An offboarded contractor’s CI pipeline continues to push large log files to a shared bucket, and a downstream analytics job reads those files in 1 MB chunks, inadvertently exposing credit‑card numbers that were never redacted. The engineers responsible for the pipeline see the raw data in their terminal, but the organization has no guarantee that sensitive fields are being filtered before they leave the internal network.
Chunked processing is attractive because it reduces memory pressure and enables real‑time analytics, yet it also creates a blind spot for data loss prevention (dlp). Traditional dlp scanners operate on whole files or database rows; they rarely see the individual pieces that travel across a wire‑level gateway. When a chunk passes through a proxy, the proxy must be able to inspect the payload, apply masking rules, and decide whether to allow the piece to continue.
Why dlp matters for chunking
Chunking introduces three concrete challenges:
- Partial visibility. A single sensitive value may be split across two or more chunks, making pattern‑matching harder.
- Latency constraints. Real‑time pipelines cannot afford a full‑file scan; the dlp engine must act on each fragment within milliseconds.
- Audit gaps. Without a central point of inspection, teams cannot prove that every piece of data was inspected and either allowed or redacted.
Most organizations solve the first two problems by avoiding chunked transfers altogether, but that defeats the performance benefits that modern data pipelines rely on. The third problem is especially painful for compliance teams that need evidence of every inspection.

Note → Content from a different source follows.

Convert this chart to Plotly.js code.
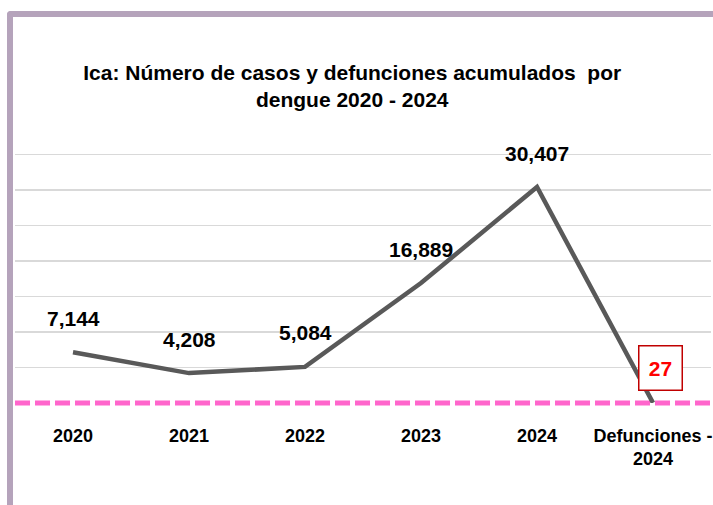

What the existing setup provides – and what it leaves open
In a typical deployment, engineers authenticate to an identity provider using OIDC or SAML. The provider issues a token that the downstream service validates, establishing who the request is and whether it may start. This setup grants the right to read the bucket, but it does not give anyone a place to enforce dlp on the streamed chunks. The request still reaches the storage service directly, and the data flows unmodified. No inline masking, no per‑chunk audit, and no just‑in‑time approval are possible at this stage.
hoop.dev as the data‑path enforcement point
hoop.dev is designed to sit in the data path between the identity layer and the target resource. When a client asks to read a chunked object, the request is routed through hoop.dev’s gateway. The gateway holds the credential for the storage service, so the client never sees it. More importantly, hoop.dev can inspect each chunk as it passes, apply dlp policies, mask sensitive fields, and record the outcome.
Because hoop.dev operates at the protocol layer, it can:
- Detect patterns that span chunk boundaries by maintaining a short sliding window across successive fragments.
- Apply masking rules in real time, ensuring that no sensitive data leaves the network in clear text.
- Log every inspection event, providing an audit trail that compliance auditors can query.
- Require a human approver for high‑risk chunks before they are allowed to continue, implementing just‑in‑time approval.
All of these outcomes exist only because hoop.dev is the sole point where traffic can be examined before it reaches the storage backend. The identity provider supplies the who, hoop.dev supplies the how.